▼

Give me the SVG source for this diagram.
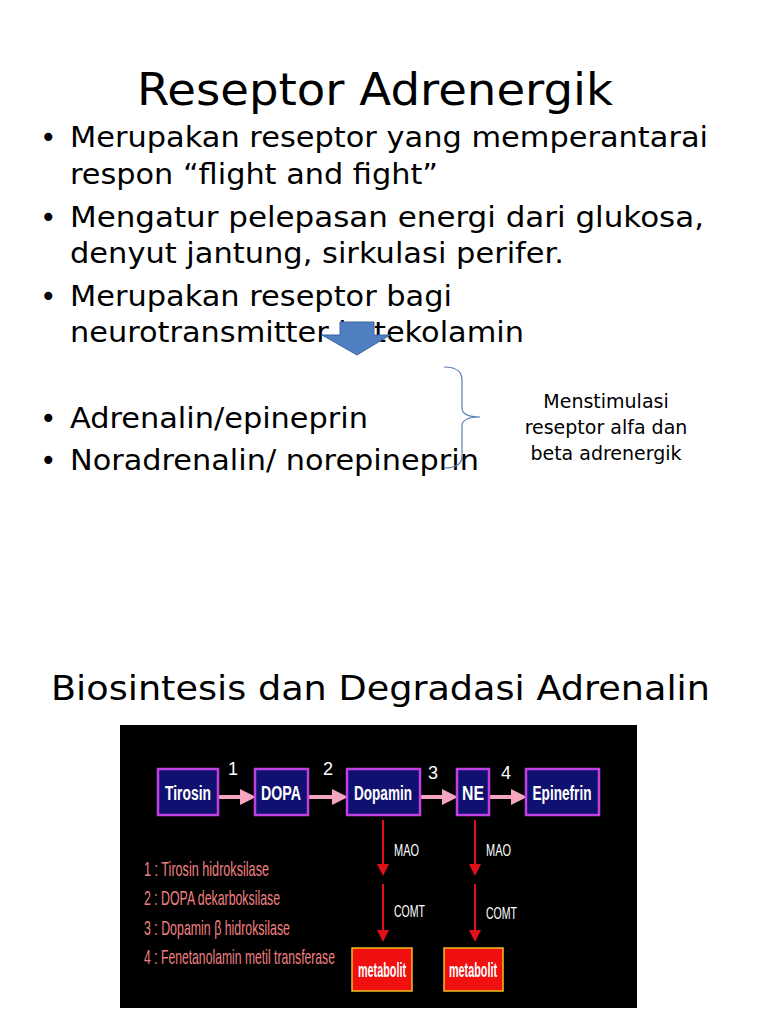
<svg xmlns="http://www.w3.org/2000/svg" width="768" height="1024" viewBox="0 0 768 1024">
<defs>
<marker id="pk" markerWidth="4" markerHeight="4" refX="3" refY="2" orient="auto" markerUnits="strokeWidth"><path d="M0,0 L4,2 L0,4z" fill="#f4a6c0"/></marker>
<marker id="rd" markerWidth="6" markerHeight="6" refX="5" refY="3" orient="auto" markerUnits="strokeWidth"><path d="M0,0 L6,3 L0,6z" fill="#e0101a"/></marker>
</defs>
<style>
.t{font-family:"DejaVu Sans",sans-serif;fill:#000}
.b{font-size:28px}
.box{fill:#101070;stroke:#c040e0;stroke-width:2.5}
.bt{font-family:"Liberation Sans",sans-serif;font-weight:bold;font-size:20px;fill:#fff;text-anchor:middle}
.num{font-family:"Liberation Sans",sans-serif;font-size:18px;fill:#fff}
.lg{font-family:"Liberation Sans",sans-serif;font-size:21px;fill:#f08080}
.wl{font-family:"Liberation Sans",sans-serif;font-size:17px;fill:#fff}
.met{fill:#f01010;stroke:#f0c020;stroke-width:1.5}
</style>
<rect width="768" height="1024" fill="#fff"/>
<text class="t" x="137" y="105" font-size="44" textLength="476" lengthAdjust="spacingAndGlyphs">Reseptor Adrenergik</text>
<g class="t b">
<text x="40" y="147">•</text><text x="70" y="147" textLength="638" lengthAdjust="spacingAndGlyphs">Merupakan reseptor yang memperantarai</text>
<text x="70" y="184" textLength="368" lengthAdjust="spacingAndGlyphs">respon “flight and fight”</text>
<text x="40" y="227">•</text><text x="70" y="227" textLength="634" lengthAdjust="spacingAndGlyphs">Mengatur  pelepasan energi dari glukosa,</text>
<text x="70" y="263" textLength="494" lengthAdjust="spacingAndGlyphs">denyut jantung, sirkulasi perifer.</text>
<text x="40" y="306">•</text><text x="70" y="306" textLength="382" lengthAdjust="spacingAndGlyphs">Merupakan reseptor bagi</text>
<text x="70" y="342" textLength="454" lengthAdjust="spacingAndGlyphs">neurotransmitter katekolamin</text>
<text x="40" y="428">•</text><text x="70" y="428" textLength="298" lengthAdjust="spacingAndGlyphs">Adrenalin/epineprin</text>
<text x="40" y="470">•</text><text x="70" y="470" textLength="409" lengthAdjust="spacingAndGlyphs">Noradrenalin/ norepineprin</text>
</g>
<g id="bluearrow"><path d="M340,322 H374 V335 H390 L357,355 L322,335 H340 Z" fill="#4f7fc0" stroke="#3a66a0" stroke-width="1"/></g>
<g id="brace"><path d="M444,367 Q462,367 462,380 V408 Q462,417 480,417 Q462,417 462,426 V456 Q462,468 444,468" fill="none" stroke="#5a7fb0" stroke-width="1.2"/></g>
<g class="t" font-size="19" text-anchor="middle">
<text x="606" y="408">Menstimulasi</text>
<text x="606" y="434">reseptor alfa dan</text>
<text x="606" y="460">beta adrenergik</text>
</g>
<text class="t" x="51" y="700" font-size="33" textLength="659" lengthAdjust="spacingAndGlyphs">Biosintesis dan Degradasi Adrenalin</text>
<rect x="120" y="725" width="517" height="283" fill="#000"/>
<g id="connectors" stroke-width="4">
<line x1="219" y1="797" x2="252" y2="797" stroke="#f4a6c0" marker-end="url(#pk)"/>
<line x1="309" y1="797" x2="344" y2="797" stroke="#f4a6c0" marker-end="url(#pk)"/>
<line x1="421" y1="797" x2="454" y2="797" stroke="#f4a6c0" marker-end="url(#pk)"/>
<line x1="490" y1="797" x2="523" y2="797" stroke="#f4a6c0" marker-end="url(#pk)"/>
<g stroke="#e0101a" stroke-width="2">
<line x1="383" y1="820" x2="383" y2="874" marker-end="url(#rd)"/>
<line x1="383" y1="884" x2="383" y2="940" marker-end="url(#rd)"/>
<line x1="475" y1="820" x2="475" y2="874" marker-end="url(#rd)"/>
<line x1="475" y1="884" x2="475" y2="940" marker-end="url(#rd)"/>
</g>
</g>
<g id="tirosin"><rect class="box" x="158" y="769" width="60" height="46"/><text class="bt" x="188" y="800" textLength="46" lengthAdjust="spacingAndGlyphs">Tirosin</text></g>
<g id="dopa"><rect class="box" x="255" y="769" width="53" height="46"/><text class="bt" x="281" y="800" textLength="40" lengthAdjust="spacingAndGlyphs">DOPA</text></g>
<g id="dopamin"><rect class="box" x="347" y="769" width="73" height="46"/><text class="bt" x="383" y="800" textLength="58" lengthAdjust="spacingAndGlyphs">Dopamin</text></g>
<g id="ne"><rect class="box" x="457" y="769" width="32" height="46" fill="#2a2a90"/><text class="bt" x="473" y="800" textLength="22" lengthAdjust="spacingAndGlyphs">NE</text></g>
<g id="epinefrin"><rect class="box" x="526" y="769" width="73" height="46"/><text class="bt" x="562" y="800" textLength="59" lengthAdjust="spacingAndGlyphs">Epinefrin</text></g>
<g class="num"><text x="228" y="775">1</text><text x="323" y="775">2</text><text x="428" y="779">3</text><text x="501" y="779">4</text></g>
<g class="wl"><text x="394" y="856" textLength="25" lengthAdjust="spacingAndGlyphs">MAO</text><text x="394" y="917" textLength="31" lengthAdjust="spacingAndGlyphs">COMT</text><text x="486" y="856" textLength="25" lengthAdjust="spacingAndGlyphs">MAO</text><text x="486" y="919" textLength="31" lengthAdjust="spacingAndGlyphs">COMT</text></g>
<g class="lg">
<text x="144" y="876" textLength="125" lengthAdjust="spacingAndGlyphs">1 : Tirosin hidroksilase</text>
<text x="144" y="905" textLength="136" lengthAdjust="spacingAndGlyphs">2 : DOPA dekarboksilase</text>
<text x="144" y="935" textLength="146" lengthAdjust="spacingAndGlyphs">3 : Dopamin β hidroksilase</text>
<text x="144" y="964" textLength="191" lengthAdjust="spacingAndGlyphs">4 : Fenetanolamin metil transferase</text>
</g>
<g id="met1"><rect class="met" x="352" y="948" width="60" height="43"/><text class="bt" x="382" y="977" font-size="16" textLength="48" lengthAdjust="spacingAndGlyphs">metabolit</text></g>
<g id="met2"><rect class="met" x="444" y="948" width="59" height="43"/><text class="bt" x="473" y="977" font-size="16" textLength="48" lengthAdjust="spacingAndGlyphs">metabolit</text></g>
</svg>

▲

- _Work required_: Return each line from the material above exactly, but not the pictures.

- _Written reply_:
Give me the SVG source for this diagram.
<svg xmlns="http://www.w3.org/2000/svg" width="768" height="1024" viewBox="0 0 768 1024">
<defs>
<marker id="pk" markerWidth="4" markerHeight="4" refX="3" refY="2" orient="auto" markerUnits="strokeWidth"><path d="M0,0 L4,2 L0,4z" fill="#f4a6c0"/></marker>
<marker id="rd" markerWidth="6" markerHeight="6" refX="5" refY="3" orient="auto" markerUnits="strokeWidth"><path d="M0,0 L6,3 L0,6z" fill="#e0101a"/></marker>
</defs>
<style>
.t{font-family:"DejaVu Sans",sans-serif;fill:#000}
.b{font-size:28px}
.box{fill:#101070;stroke:#c040e0;stroke-width:2.5}
.bt{font-family:"Liberation Sans",sans-serif;font-weight:bold;font-size:20px;fill:#fff;text-anchor:middle}
.num{font-family:"Liberation Sans",sans-serif;font-size:18px;fill:#fff}
.lg{font-family:"Liberation Sans",sans-serif;font-size:21px;fill:#f08080}
.wl{font-family:"Liberation Sans",sans-serif;font-size:17px;fill:#fff}
.met{fill:#f01010;stroke:#f0c020;stroke-width:1.5}
</style>
<rect width="768" height="1024" fill="#fff"/>
<text class="t" x="137" y="105" font-size="44" textLength="476" lengthAdjust="spacingAndGlyphs">Reseptor Adrenergik</text>
<g class="t b">
<text x="40" y="147">•</text><text x="70" y="147" textLength="638" lengthAdjust="spacingAndGlyphs">Merupakan reseptor yang memperantarai</text>
<text x="70" y="184" textLength="368" lengthAdjust="spacingAndGlyphs">respon “flight and fight”</text>
<text x="40" y="227">•</text><text x="70" y="227" textLength="634" lengthAdjust="spacingAndGlyphs">Mengatur  pelepasan energi dari glukosa,</text>
<text x="70" y="263" textLength="494" lengthAdjust="spacingAndGlyphs">denyut jantung, sirkulasi perifer.</text>
<text x="40" y="306">•</text><text x="70" y="306" textLength="382" lengthAdjust="spacingAndGlyphs">Merupakan reseptor bagi</text>
<text x="70" y="342" textLength="454" lengthAdjust="spacingAndGlyphs">neurotransmitter katekolamin</text>
<text x="40" y="428">•</text><text x="70" y="428" textLength="298" lengthAdjust="spacingAndGlyphs">Adrenalin/epineprin</text>
<text x="40" y="470">•</text><text x="70" y="470" textLength="409" lengthAdjust="spacingAndGlyphs">Noradrenalin/ norepineprin</text>
</g>
<g id="bluearrow"><path d="M340,322 H374 V335 H390 L357,355 L322,335 H340 Z" fill="#4f7fc0" stroke="#3a66a0" stroke-width="1"/></g>
<g id="brace"><path d="M444,367 Q462,367 462,380 V408 Q462,417 480,417 Q462,417 462,426 V456 Q462,468 444,468" fill="none" stroke="#5a7fb0" stroke-width="1.2"/></g>
<g class="t" font-size="19" text-anchor="middle">
<text x="606" y="408">Menstimulasi</text>
<text x="606" y="434">reseptor alfa dan</text>
<text x="606" y="460">beta adrenergik</text>
</g>
<text class="t" x="51" y="700" font-size="33" textLength="659" lengthAdjust="spacingAndGlyphs">Biosintesis dan Degradasi Adrenalin</text>
<rect x="120" y="725" width="517" height="283" fill="#000"/>
<g id="connectors" stroke-width="4">
<line x1="219" y1="797" x2="252" y2="797" stroke="#f4a6c0" marker-end="url(#pk)"/>
<line x1="309" y1="797" x2="344" y2="797" stroke="#f4a6c0" marker-end="url(#pk)"/>
<line x1="421" y1="797" x2="454" y2="797" stroke="#f4a6c0" marker-end="url(#pk)"/>
<line x1="490" y1="797" x2="523" y2="797" stroke="#f4a6c0" marker-end="url(#pk)"/>
<g stroke="#e0101a" stroke-width="2">
<line x1="383" y1="820" x2="383" y2="874" marker-end="url(#rd)"/>
<line x1="383" y1="884" x2="383" y2="940" marker-end="url(#rd)"/>
<line x1="475" y1="820" x2="475" y2="874" marker-end="url(#rd)"/>
<line x1="475" y1="884" x2="475" y2="940" marker-end="url(#rd)"/>
</g>
</g>
<g id="tirosin"><rect class="box" x="158" y="769" width="60" height="46"/><text class="bt" x="188" y="800" textLength="46" lengthAdjust="spacingAndGlyphs">Tirosin</text></g>
<g id="dopa"><rect class="box" x="255" y="769" width="53" height="46"/><text class="bt" x="281" y="800" textLength="40" lengthAdjust="spacingAndGlyphs">DOPA</text></g>
<g id="dopamin"><rect class="box" x="347" y="769" width="73" height="46"/><text class="bt" x="383" y="800" textLength="58" lengthAdjust="spacingAndGlyphs">Dopamin</text></g>
<g id="ne"><rect class="box" x="457" y="769" width="32" height="46" fill="#2a2a90"/><text class="bt" x="473" y="800" textLength="22" lengthAdjust="spacingAndGlyphs">NE</text></g>
<g id="epinefrin"><rect class="box" x="526" y="769" width="73" height="46"/><text class="bt" x="562" y="800" textLength="59" lengthAdjust="spacingAndGlyphs">Epinefrin</text></g>
<g class="num"><text x="228" y="775">1</text><text x="323" y="775">2</text><text x="428" y="779">3</text><text x="501" y="779">4</text></g>
<g class="wl"><text x="394" y="856" textLength="25" lengthAdjust="spacingAndGlyphs">MAO</text><text x="394" y="917" textLength="31" lengthAdjust="spacingAndGlyphs">COMT</text><text x="486" y="856" textLength="25" lengthAdjust="spacingAndGlyphs">MAO</text><text x="486" y="919" textLength="31" lengthAdjust="spacingAndGlyphs">COMT</text></g>
<g class="lg">
<text x="144" y="876" textLength="125" lengthAdjust="spacingAndGlyphs">1 : Tirosin hidroksilase</text>
<text x="144" y="905" textLength="136" lengthAdjust="spacingAndGlyphs">2 : DOPA dekarboksilase</text>
<text x="144" y="935" textLength="146" lengthAdjust="spacingAndGlyphs">3 : Dopamin β hidroksilase</text>
<text x="144" y="964" textLength="191" lengthAdjust="spacingAndGlyphs">4 : Fenetanolamin metil transferase</text>
</g>
<g id="met1"><rect class="met" x="352" y="948" width="60" height="43"/><text class="bt" x="382" y="977" font-size="16" textLength="48" lengthAdjust="spacingAndGlyphs">metabolit</text></g>
<g id="met2"><rect class="met" x="444" y="948" width="59" height="43"/><text class="bt" x="473" y="977" font-size="16" textLength="48" lengthAdjust="spacingAndGlyphs">metabolit</text></g>
</svg>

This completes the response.